Beware of the “Obvious” Trade

Fortune actually does favor the brave

Plenty of pundits have already lambasted the cryptocurrency exchange commercial that aired in late 2021, days before the peak in the price of bitcoin. The ad infamously featured the slogan, “fortune favors the brave.” While this ad was most likely a misapplication of the slogan, there’s nothing wrong with the slogan itself. Historically, fortune does favor the brave, but there is a difference between courage and blind faith. The heart of the issue with crypto and any of these other “blind faith” trades was that there simply was no fear. Here the classic parenting line seems very applicable: “That’s not brave, that’s just unsafe.”

You had to truly be brave to buy emerging markets in 2000 and the US in 2010

Investing money into something simply based on a story and on hope, without an analysis of cash flows or valuation, is the very opposite of fear. Thus, it’s no coincidence that as the cost of capital began to rise and liquidity started to tighten, that the market began to re-rate these “blind faith” investments. The biggest investment opportunities in recent history did not, at their outset, have their names on stadiums, their own dedicated segments on the business networks or dominate the biggest market caps in the major stock market indices. Consider the last two market cycles:

1. Emerging markets emerge (2000-2010)

  • The setup:The foundation for emerging market leadership was laid in the 1990s, where similar to today, the US had come off of a decade of outperformance driven by US innovation.
  • Market perception: Why would anybody bother to deal with the added headache of currency fluctuations and geopolitics when all the innovation was happening in the US? Especially when we were fresh off the Asian Financial Crisis in 1997 and the Russian Debt Crisis in 1998.
  • Market reality: Emerging markets grew EPS by 6x the rate of the US and were rewarded by 210% returns during 2000 – 2010, dwarfing the 5% returns of the S&P 500®.

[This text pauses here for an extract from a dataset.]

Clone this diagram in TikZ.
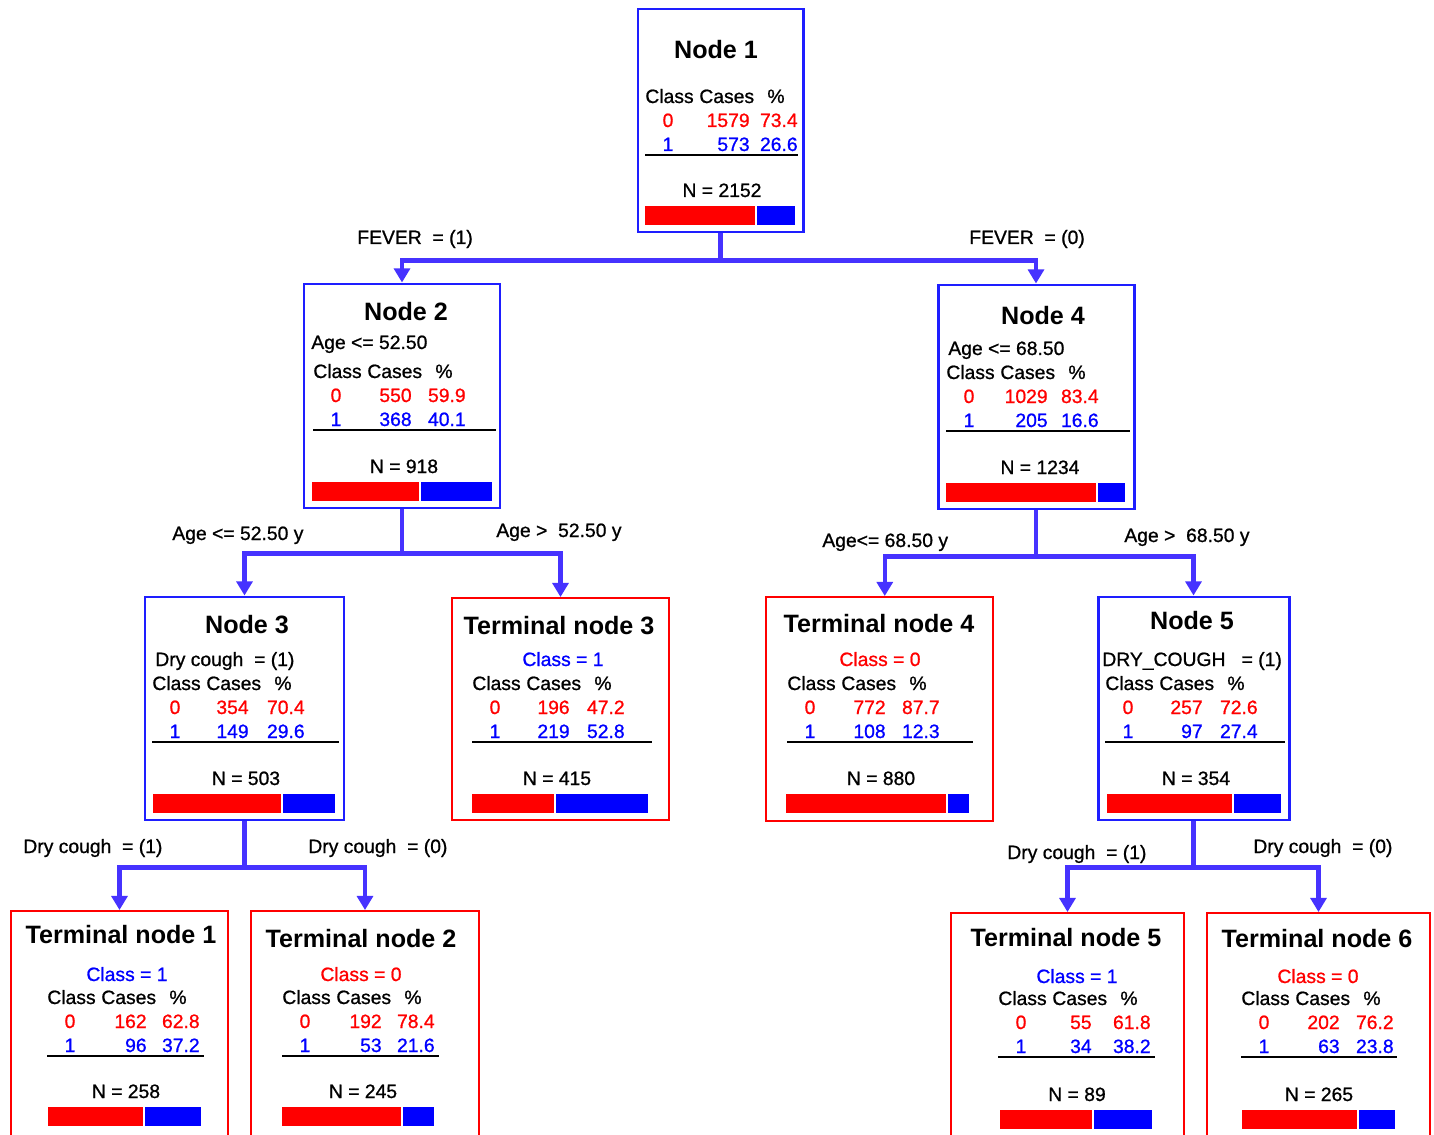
\documentclass[tikz,border=0pt]{standalone}
\usepackage{fontspec}
\setmainfont{Liberation Sans}
\newfontfamily\heavyfont[FakeBold=0.9]{Liberation Sans}
\usetikzlibrary{arrows.meta,fit,calc}
\definecolor{conncol}{RGB}{70,50,255}
\definecolor{boxblue}{RGB}{30,30,255}
\definecolor{tred}{RGB}{255,0,0}
\definecolor{tblue}{RGB}{0,0,255}
\tikzset{
  txt/.style={inner sep=0pt, font=\heavyfont\fontsize{11}{13}\selectfont},
  ttl/.style={inner sep=0pt, font=\bfseries\fontsize{14.3}{16}\selectfont, anchor=base},
  bluebox/.style={draw=boxblue, line width=1.7pt, inner sep=0pt},
  redbox/.style={draw=tred, line width=1.1pt, inner sep=0pt},
  conn/.style={draw=conncol, line width=2.3pt},
  arr/.style={-{Triangle[length=8pt,width=9pt]}},
}
% prefix, L, yh, c0, p0, c1, p1, casesR, lineR
\newcommand\statbl[9]{%
  \node[txt,anchor=base west] (#1-cl) at (#2,#3+7) {Class};
  \node[txt,anchor=base west] (#1-cs) at (#2+54,#3+7) {Cases};
  \node[txt,anchor=base] (#1-pc) at (#2+131,#3+7) {\%};
  \node[txt,anchor=base,text=tred] (#1-a0) at (#2+23,#3+31) {0};
  \node[txt,anchor=base east,text=tred] (#1-b0) at (#8,#3+31) {#4};
  \node[txt,anchor=base east,text=tred] (#1-c0) at (#2+153,#3+31) {#5};
  \node[txt,anchor=base,text=tblue] (#1-a1) at (#2+23,#3+55) {1};
  \node[txt,anchor=base east,text=tblue] (#1-b1) at (#8,#3+55) {#6};
  \node[txt,anchor=base east,text=tblue] (#1-c1) at (#2+153,#3+55) {#7};
  \draw[line width=1.1pt] (#2,#3+59) -- (#9,#3+59);
}
% prefix, cx, yN, N, x0, redEnd, blueEnd
\newcommand\nbar[7]{%
  \node[txt,anchor=base] (#1-n) at (#2,#3+7) {N = #4};
  \fill[tred] (#5,#3+16) rectangle (#6,#3+35);
  \fill[tblue] (#6+2,#3+16) rectangle (#7,#3+35);
}
\begin{document}
\begin{tikzpicture}[x=0.02cm,y=-0.02cm]
\useasboundingbox (0,0) rectangle (1434,1135);
\fill[white] (0,0) rectangle (1434,1135);
\clip (0,0) rectangle (1434,1135);

% boxes
\node[bluebox, fit={(638,9) (803,232)}] (n1) {};
\node[bluebox, fit={(304,284) (500,508)}] (n2) {};
\node[bluebox, fit={(938,285) (1134,509)}] (n4) {};
\node[bluebox, fit={(145,597) (344,820)}] (n3) {};
\node[redbox, fit={(452,598) (669,820)}] (tn3) {};
\node[redbox, fit={(766,597) (993,821)}] (tn4) {};
\node[bluebox, fit={(1098,597) (1289,820)}] (n5) {};
\node[redbox, fit={(11,911) (228,1150)}] (tn1) {};
\node[redbox, fit={(251,911) (479,1150)}] (tn2) {};
\node[redbox, fit={(951,913) (1184,1150)}] (tn5) {};
\node[redbox, fit={(1207,913) (1430,1150)}] (tn6) {};

% connectors
\coordinate (j1) at ($(n1.south)+(0,27)$);
\draw[conn] (n1.south) -- (j1);
\draw[conn,arr] (j1) -| (n2.north);
\draw[conn,arr] (j1) -| (n4.north);
\coordinate (j2) at ($(n2.south)+(0,44)$);
\draw[conn] (n2.south) -- (j2);
\draw[conn,arr] (j2) -| (n3.north);
\draw[conn,arr] (j2) -| (tn3.north);
\coordinate (j4) at ($(n4.south)+(0,46)$);
\draw[conn] (n4.south) -- (j4);
\draw[conn,arr] (j4) -| ([xshift=3pt]tn4.north);
\draw[conn,arr] (j4) -| (n5.north);
\coordinate (j3) at ($(n3.south)+(0,46)$);
\draw[conn] (n3.south) -- (j3);
\draw[conn,arr] (j3) -| (tn1.north);
\draw[conn,arr] (j3) -| (tn2.north);
\coordinate (j5) at ($(n5.south)+(0,46)$);
\draw[conn] (n5.south) -- (j5);
\draw[conn,arr] (j5) -| (tn5.north);
\draw[conn,arr] (j5) -| (tn6.north);

% edge labels
\node[txt,anchor=base west] (e1) at (357,237+7) {FEVER\ \ = (1)};
\node[txt,anchor=base west] (e2) at (969,237+7) {FEVER\ \ = (0)};
\node[txt,anchor=base west] (e3) at (172,533+7) {Age <= 52.50 y};
\node[txt,anchor=base west] (e4) at (496,530+7) {Age >\ \ 52.50 y};
\node[txt,anchor=base west] (e5) at (822,540+7) {Age<= 68.50 y};
\node[txt,anchor=base west] (e6) at (1124,535+7) {Age >\ \ 68.50 y};
\node[txt,anchor=base west] (e7) at (23,846+7) {Dry cough\ \ = (1)};
\node[txt,anchor=base west] (e8) at (308,846+7) {Dry cough\ \ = (0)};
\node[txt,anchor=base west] (e9) at (1007,852+7) {Dry cough\ \ = (1)};
\node[txt,anchor=base west] (e10) at (1253,846+7) {Dry cough\ \ = (0)};

% titles
\node[ttl] (n1-t) at (716,50+9) {Node 1};
\node[ttl] (n2-t) at (406,311+9) {Node 2};
\node[ttl] (n4-t) at (1043,316+9) {Node 4};
\node[ttl] (n3-t) at (247,624+9) {Node 3};
\node[ttl] (tn3-t) at (559,625+9) {Terminal node 3};
\node[ttl] (tn4-t) at (879,623+9) {Terminal node 4};
\node[ttl] (n5-t) at (1192,620+9) {Node 5};
\node[ttl] (tn1-t) at (121,934+9) {Terminal node 1};
\node[ttl] (tn2-t) at (361,938+9) {Terminal node 2};
\node[ttl] (tn5-t) at (1066,937+9) {Terminal node 5};
\node[ttl] (tn6-t) at (1317,938+9) {Terminal node 6};

% split rules and predicted classes
\node[txt,anchor=base west] (n2-r) at (311,342+7) {Age <= 52.50};
\node[txt,anchor=base west] (n4-r) at (948,348+7) {Age <= 68.50};
\node[txt,anchor=base west] (n3-r) at (155,659+7) {Dry cough\ \ = (1)};
\node[txt,anchor=base west] (n5-r) at (1102,659+7) {DRY\_COUGH\ \ \ = (1)};
\node[txt,anchor=base,text=tblue] (tn3-k) at (563,659+7) {Class = 1};
\node[txt,anchor=base,text=tred] (tn4-k) at (880,659+7) {Class = 0};
\node[txt,anchor=base,text=tblue] (tn1-k) at (127,974+7) {Class = 1};
\node[txt,anchor=base,text=tred] (tn2-k) at (361,974+7) {Class = 0};
\node[txt,anchor=base,text=tblue] (tn5-k) at (1077,976+7) {Class = 1};
\node[txt,anchor=base,text=tred] (tn6-k) at (1318,976+7) {Class = 0};

% tables
\statbl{n1}{645}{96}{1579}{73.4}{573}{26.6}{750}{798}
\statbl{n2}{313}{371}{550}{59.9}{368}{40.1}{412}{496}
\statbl{n4}{946}{372}{1029}{83.4}{205}{16.6}{1048}{1130}
\statbl{n3}{152}{683}{354}{70.4}{149}{29.6}{249}{339}
\statbl{tn3}{472}{683}{196}{47.2}{219}{52.8}{570}{652}
\statbl{tn4}{787}{683}{772}{87.7}{108}{12.3}{886}{973}
\statbl{n5}{1105}{683}{257}{72.6}{97}{27.4}{1203}{1285}
\statbl{tn1}{47}{997}{162}{62.8}{96}{37.2}{147}{204}
\statbl{tn2}{282}{997}{192}{78.4}{53}{21.6}{382}{439}
\statbl{tn5}{998}{998}{55}{61.8}{34}{38.2}{1092}{1155}
\statbl{tn6}{1241}{998}{202}{76.2}{63}{23.8}{1340}{1397}

% N and bars
\nbar{n1}{722}{190}{2152}{645}{755}{795}
\nbar{n2}{404}{466}{918}{312}{419}{492}
\nbar{n4}{1040}{467}{1234}{946}{1096}{1125}
\nbar{n3}{246}{778}{503}{153}{281}{335}
\nbar{tn3}{557}{778}{415}{472}{554}{648}
\nbar{tn4}{881}{778}{880}{786}{946}{969}
\nbar{n5}{1196}{778}{354}{1107}{1232}{1281}
\nbar{tn1}{126}{1091}{258}{48}{143}{201}
\nbar{tn2}{363}{1091}{245}{282}{401}{434}
\nbar{tn5}{1077}{1094}{89}{1000}{1092}{1152}
\nbar{tn6}{1319}{1094}{265}{1242}{1357}{1395}
\end{tikzpicture}
\end{document}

2. US disrupts the world (2011 – 2021)

  • The Setup: At the time, the US had led the world into a financial crisis, government debt levels had surged, lending was going to be constrained by regulation, US manufacturing continued to lose share to emerging markets and the US was coming off a lost decade of returns.
  • Market perception: US investors had too much “home bias,” and were therefore underinvested in the economies driving global growth.
  • Market reality: US earnings outgrew emerging markets by sixteen-fold, helping to drive 372% returns during 2011 – 2021 vs. 45% for emerging markets.